Is there a way to see more deeply what's happening behind the scenes? instead of just seeing the error timed out message?

resource "helm_release" "external_dns" {
  name       = "external-dns"
  repository = "https://kubernetes-sigs.github.io/external-dns/"
  chart      = "external-dns"

  namespace = "external-dns"
  #create_namespace = true
  #timeout = 1000
  #atomic  = true

  set {
      name = "provider"
      value = "azure"
  }

  set {
      name = "txtPrefix"
      value = "externaldns-"
  }

  #depends_on = [
   # kubernetes_secret.azure_config_file,
  #]
}
jrhouston commented 2 years ago

@blue928 You see that error when the chart has landed in a failed status – it means that the release was partially deployed but one of the resources has failed for some reason.
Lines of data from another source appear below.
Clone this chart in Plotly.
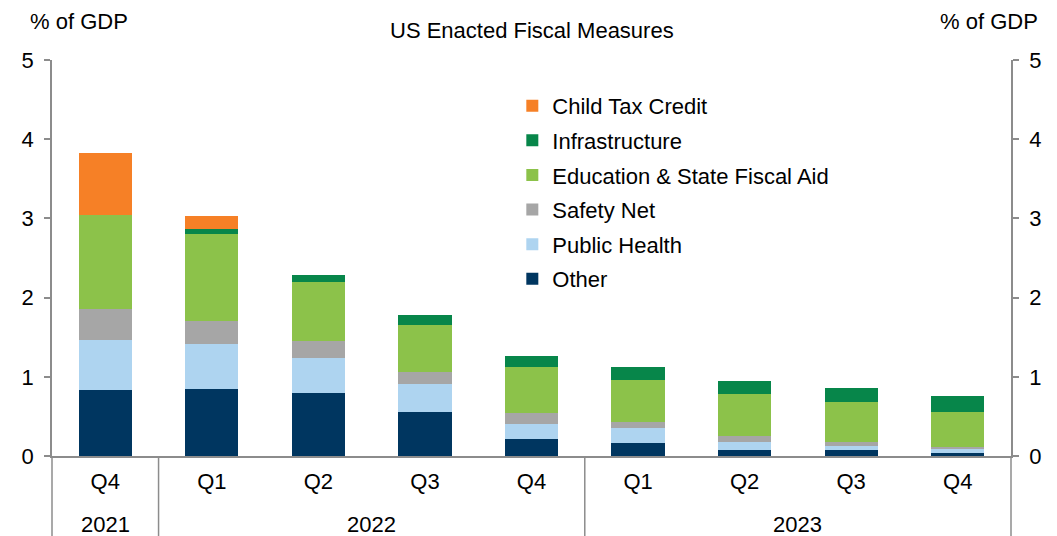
import plotly.graph_objects as go

years = ["2021", "2022", "2022", "2022", "2022", "2023", "2023", "2023", "2023"]
quarters = ["Q4", "Q1", "Q2", "Q3", "Q4", "Q1", "Q2", "Q3", "Q4"]

other = [0.83, 0.85, 0.79, 0.56, 0.215, 0.165, 0.076, 0.07, 0.04]
public_health = [0.64, 0.57, 0.45, 0.35, 0.195, 0.19, 0.104, 0.06, 0.05]
safety_net = [0.38, 0.29, 0.215, 0.15, 0.13, 0.075, 0.07, 0.05, 0.03]
education = [1.19, 1.09, 0.745, 0.59, 0.585, 0.535, 0.53, 0.50, 0.435]
infrastructure = [0.0, 0.06, 0.09, 0.13, 0.14, 0.155, 0.17, 0.18, 0.20]
child_tax_credit = [0.79, 0.17, 0.0, 0.0, 0.0, 0.0, 0.0, 0.0, 0.0]

series = [
    ("Other", other, "#003660"),
    ("Public Health", public_health, "#AED4F0"),
    ("Safety Net", safety_net, "#A6A6A6"),
    ("Education & State Fiscal Aid", education, "#8CC24A"),
    ("Infrastructure", infrastructure, "#07864A"),
    ("Child Tax Credit", child_tax_credit, "#F68026"),
]

FONT = "Liberation Sans, Arial, sans-serif"
FS = 22
AXC = "#8C8C8C"

cats = [f"{y} {q}" for y, q in zip(years, quarters)]
n = len(cats)

fig = go.Figure()
for i, (name, vals, col) in enumerate(series):
    fig.add_trace(go.Bar(
        x=cats, y=vals, name=name,
        marker=dict(color=col, line=dict(width=0)),
        legendgroup=f"g{i}", legendrank=1000 - i,
    ))

fig.add_trace(go.Scatter(x=cats, y=[None] * n, yaxis="y2",
                         showlegend=False, hoverinfo="skip", mode="markers"))

# year group labels and dividers
annotations = []
shapes = []
groups = []
for i, y in enumerate(years):
    if not groups or groups[-1][0] != y:
        groups.append([y, i, i])
    else:
        groups[-1][2] = i
for y, a, b in groups:
    annotations.append(dict(text=y, xref="x", yref="paper", x=(a + b) / 2, y=0,
                            yshift=-68, yanchor="middle", showarrow=False,
                            font=dict(size=FS)))
bounds = [0] + [g[2] + 1 for g in groups]
for bd in bounds:
    shapes.append(dict(type="line", xref="paper", yref="paper",
                       x0=bd / n, x1=bd / n, y0=0, y1=-0.25,
                       line=dict(color=AXC, width=1.5)))

annotations += [
    dict(text="US Enacted Fiscal Measures", xref="paper", yref="paper",
         x=0.5, y=1, yshift=30, showarrow=False, xanchor="center", yanchor="middle",
         font=dict(size=FS)),
    dict(text="% of GDP", xref="paper", yref="paper", x=0, xshift=-24,
         y=1, yshift=39, showarrow=False, xanchor="left", yanchor="middle",
         font=dict(size=FS)),
    dict(text="% of GDP", xref="paper", yref="paper", x=1, xshift=29,
         y=1, yshift=39, showarrow=False, xanchor="right", yanchor="middle",
         font=dict(size=FS)),
]

fig.update_layout(
    width=1057, height=536,
    margin=dict(l=52, r=46, t=60, b=80),
    barmode="stack", bargap=0.5,
    plot_bgcolor="white", paper_bgcolor="white",
    font=dict(family=FONT, size=FS, color="#000000"),
    showlegend=True,
    legend=dict(x=0.480, y=0.937, xanchor="left", yanchor="top",
                traceorder="grouped", tracegroupgap=3,
                font=dict(size=FS), bgcolor="rgba(0,0,0,0)"),
    xaxis=dict(type="category", tickmode="array", tickvals=cats, ticktext=quarters,
               range=[-0.5, n - 0.5],
               showline=True, linecolor=AXC, linewidth=1.5,
               ticks="", showgrid=False, tickfont=dict(size=FS),
               ticklabelstandoff=5),
    yaxis=dict(range=[0, 5], dtick=1, showline=True, linecolor=AXC, linewidth=1.5,
               ticks="outside", ticklen=6, tickcolor=AXC, tickwidth=1.5,
               showgrid=False, zeroline=False, tickfont=dict(size=FS),
               ticklabelstandoff=6),
    yaxis2=dict(range=[0, 5], dtick=1, overlaying="y", side="right", showline=True,
                linecolor=AXC, linewidth=1.5, ticks="outside", ticklen=6,
                tickcolor=AXC, tickwidth=1.5, showgrid=False, zeroline=False,
                tickfont=dict(size=FS), ticklabelstandoff=6),
    annotations=annotations,
    shapes=shapes,
)

fig.write_html("out.html", config={"displayModeBar": False},
               post_script="document.body.style.margin='0';document.body.style.overflow='hidden';")
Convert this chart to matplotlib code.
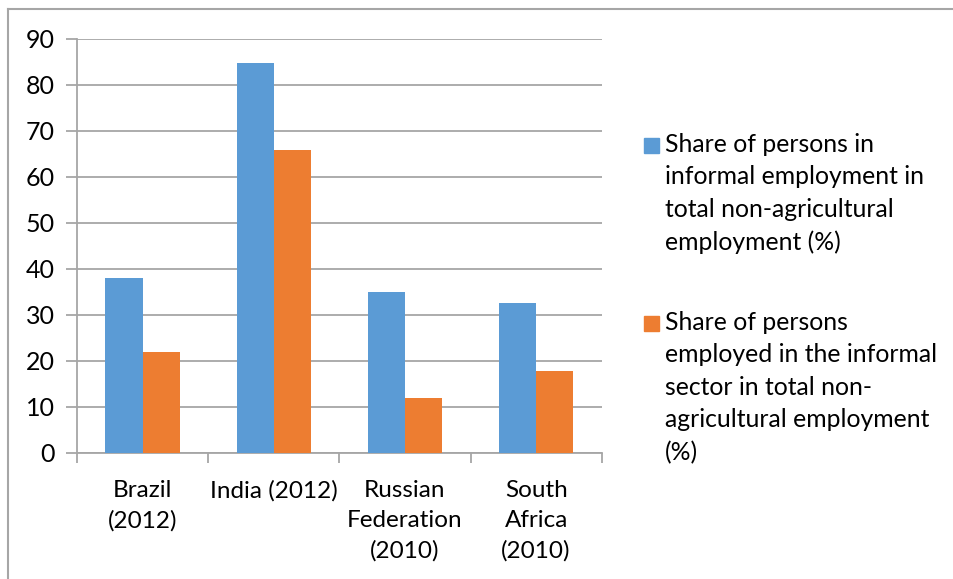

If you do helm ls --all you'll see a failed status next to the release, and you should be able to use helm status to see what resources are in the chart and further investigate with kubectl to see what's failing.

The helm provider doesn't do any managing of the resources inside the chart, it just sees that helm has returned a failed status for the release and bubbles it up.

iBrandyJackson commented 2 years ago

We are closing this issue as this is something that has become a catch-all for a multitude of different issues. We ask that if you run into further related problems, please open a new issue and we will review it.

pradeepnnv commented 2 years ago

Adding comment in case if this might help others.

I faced this issue when installing bitnami/nginx helm chart.

Output:

NAME: nginx
LAST DEPLOYED: Mon Sep 26 21:57:24 2022
NAMESPACE: default
STATUS: pending-install
REVISION: 1
TEST SUITE: None
NOTES:
CHART NAME: nginx
CHART VERSION: 13.1.6
APP VERSION: 1.23.1

Observed that the service created with default helm values is Loadbalancer. So the service was stuck in pending state and guessing it caused the failure in terraform.

Please try kubectl get all to identify if any other resources might be in pending state.

Overriding it to ClusterIP fixed the issue.

Posting here hoping that this will help others facing similar issues.

github-actions[bot] commented 1 year ago

I'm going to lock this issue because it has been closed for 30 days ⏳. This helps our maintainers find and focus on the active issues. If you have found a problem that seems similar to this, please open a new issue and complete the issue template so we can capture all the details necessary to investigate further.